Getting involved in volunteering while studying is not only fun and rewarding, but also helps gain extra skills and experiences. The Students’ Union supports students to volunteer with organisations in their local community, whether within West Yorkshire or beyond, and partnerships with local charities in and around Kirklees have meant students can take part in one day volunteering events or offer more regular support to organisations such as Oxfam, The Welcome Centre and British Heart Foundation. Many of the clubs and societies also run fundraising events or need volunteers to support their projects, such as HarvestHud, and the Students’ Union is always looking for extra volunteers for a range of events, including those taking place over Freshers. Students can register their interest at huddersfield.su/volunteering.
In 2018 a new Holocaust Exhibition and Learning Centre opened at the University. It is expected to be visited by around 20,000 people a year, including many school parties from throughout the region. This project has received funding of almost £1 million, including more than £600,000 from the Heritage Lottery Fund – it is being developed in tandem with the Leeds-based Holocaust Survivors' Friendship Association.
The National Health Innovation Campus will open in 2024. The campus will feature a range of public facing facilities, including our award-winning podiatry clinic, our THRIVE telehealth service and new clinics dedicated to sports and physiotherapy, parents and children and mental health. The campus will include world-leading research facilities and specialist clinical teaching facilities.
As the demand for health professionals continues to grow, the campus will enable the rapid expansion of courses in nursing, midwifery, allied health and human sciences, enabling the University to play a leading role in increasing the NHS and social care workforce. The campus will also deliver a major boost to regeneration and jobs and a growing international profile will see a huge expansion in training and education work.
The University works with schools and colleges in the region to ensure that young people are aware of the options available to them. The University works together with Kirklees Council through the Kirklees Learning Progression Board, the Kirklees Community Learning Trust and the Studio School initiative. The University has similar connections in Wakefield. Our engagement with schools and colleges includes activities designed to: raise aspirations, reduce perceived barriers to higher education, support attainment, encourage access to the professions and provide clear information for parents and carers. In addition to our regular work throughout each academic year we also run the Progression Module and the Aspire Project.
We work with around 900 students at 10 schools and colleges on The Progression Module, a formal programme of study which gives Year 12 students the opportunity to investigate and research progression routes - primarily into Higher Education.
In order to encourage young people to consider higher education, and the benefits it can bring them in future life, the University is launching a new project, in partnership with local schools. This aims to address the issue that 15% of highly able pupils who score on the top 10% nationally at age 11 fail to achieve in the top 25% at GCSE” (Missing Talent – research by the Sutton Trust). This 10 year project aims to improve SATS and level 2 examination results and progression to post 16 and HE courses for the pupils it works with.

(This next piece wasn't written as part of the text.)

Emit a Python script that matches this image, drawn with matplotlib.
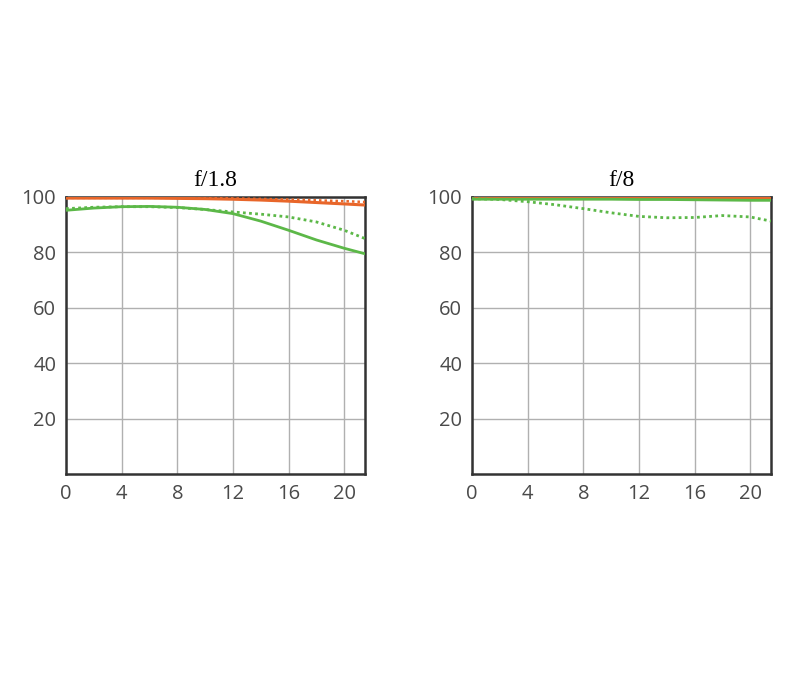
import matplotlib
matplotlib.use("Agg")
import matplotlib.pyplot as plt
import numpy as np

titles = ["f/1.8", "f/8"]
x = [0, 2, 4, 6, 8, 10, 12, 14, 16, 18, 20, 21.5]

# f/1.8
o_sol_1 = [99.6, 99.6, 99.6, 99.6, 99.5, 99.4, 99.2, 98.9, 98.5, 98.0, 97.5, 97.1]
o_dot_1 = [99.7, 99.7, 99.7, 99.7, 99.7, 99.6, 99.5, 99.3, 99.1, 98.8, 98.5, 98.2]
g_sol_1 = [95.2, 96.0, 96.5, 96.6, 96.3, 95.5, 94.0, 91.3, 88.0, 84.5, 81.5, 79.5]
g_dot_1 = [95.8, 96.3, 96.5, 96.5, 96.2, 95.5, 94.6, 93.8, 92.8, 91.0, 88.0, 85.0]

# f/8
o_sol_2 = [99.8, 99.8, 99.8, 99.8, 99.8, 99.8, 99.8, 99.8, 99.8, 99.8, 99.8, 99.8]
o_dot_2 = [99.6, 99.6, 99.6, 99.6, 99.6, 99.6, 99.6, 99.6, 99.6, 99.6, 99.6, 99.6]
g_sol_2 = [99.2, 99.2, 99.2, 99.2, 99.2, 99.2, 99.1, 99.1, 99.0, 98.9, 98.8, 98.8]
g_dot_2 = [99.4, 99.1, 98.3, 97.2, 95.8, 94.3, 93.0, 92.5, 92.6, 93.3, 92.8, 91.3]

xticks = [0, 4, 8, 12, 16, 20]
yticks = [20, 40, 60, 80, 100]

ORANGE = "#e8662a"
GREEN = "#5cb848"

fig = plt.figure(figsize=(8, 7), dpi=100)
lefts = [66 / 800, 472 / 800]
w = 299 / 800
b = 1 - 474 / 700
h = 277 / 700

datasets = [(o_sol_1, o_dot_1, g_sol_1, g_dot_1), (o_sol_2, o_dot_2, g_sol_2, g_dot_2)]

for i in range(2):
    ax = fig.add_axes([lefts[i], b, w, h])
    os_, od, gs, gd = datasets[i]
    ax.plot(x, od, color=ORANGE, lw=1.8, ls=(0, (1, 1.2)), zorder=3)
    ax.plot(x, os_, color=ORANGE, lw=2.2, zorder=3)
    ax.plot(x, gd, color=GREEN, lw=2.0, ls=(0, (1, 1.2)), zorder=3)
    ax.plot(x, gs, color=GREEN, lw=2.0, zorder=3)
    ax.set_xlim(0, 21.5)
    ax.set_ylim(0, 100)
    ax.set_xticks(xticks)
    ax.set_yticks(yticks)
    ax.grid(True, color="#b0b0b0", lw=1.0)
    ax.set_axisbelow(True)
    for s in ax.spines.values():
        s.set_color("#333333")
        s.set_linewidth(1.8)
    ax.tick_params(length=0, labelsize=14.5, labelcolor="#4a4a4a", pad=7)
    for lab in ax.get_xticklabels() + ax.get_yticklabels():
        lab.set_fontfamily("Open Sans")
    ax.set_title(titles[i], fontsize=17, fontfamily="Liberation Serif", pad=8)

fig.savefig("out.png", dpi=100, facecolor="white")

Headstart Huddersfield is a scheme that offers eligible students, interested in applying to the University of Huddersfield, the opportunity to gain an extra 8 UCAS points.
The scheme has been designed with the intention of providing fairer access for those groups currently facing barriers and therefore underrepresented in Higher Education.
There are many benefits to the programme for students.
Many members of staff are volunteers with local charities and community groups. In addition many also serve as governors at local schools and colleges. If your school or college has vacancies on its board please contact us, to see if we have a member of staff who might be suitable, by emailing enquiriesvco@hud.ac.uk.
The University acts as a professional partner for One Community. One Community was set up in 2010 with the aim of generating funds to support local community groups, and to ensure that the Kirklees area would have a Community Foundation.
The University and its China Office support a charity called the China Children and Teenagers' Foundation (CCTF). The purpose of CCTF is to care for, foster, and educate children and teenagers in China and to assist the government in improving the children and teenagers' education and welfare conditions.
Our University has a growing connection with China and it is our goal to work with our China Office to put something back into grass-roots education there. It is easy to think that China is a large, rich country, but its rate of growth is leaving some families and young people in rural villages behind as their parents move to find work in the big cities, so this is our chance to help out in a small way.
You may notice some fund-raising going on around campus, particularly during the Spring Festival Celebrations. Through these initiatives we support a number of children in Anqing Primary School, a remote school in the countryside of Guiizhou province. Our China Office visit the school regularly and periodically our students travel out to China in order to hand over our donation and to spend some time with the children in the school.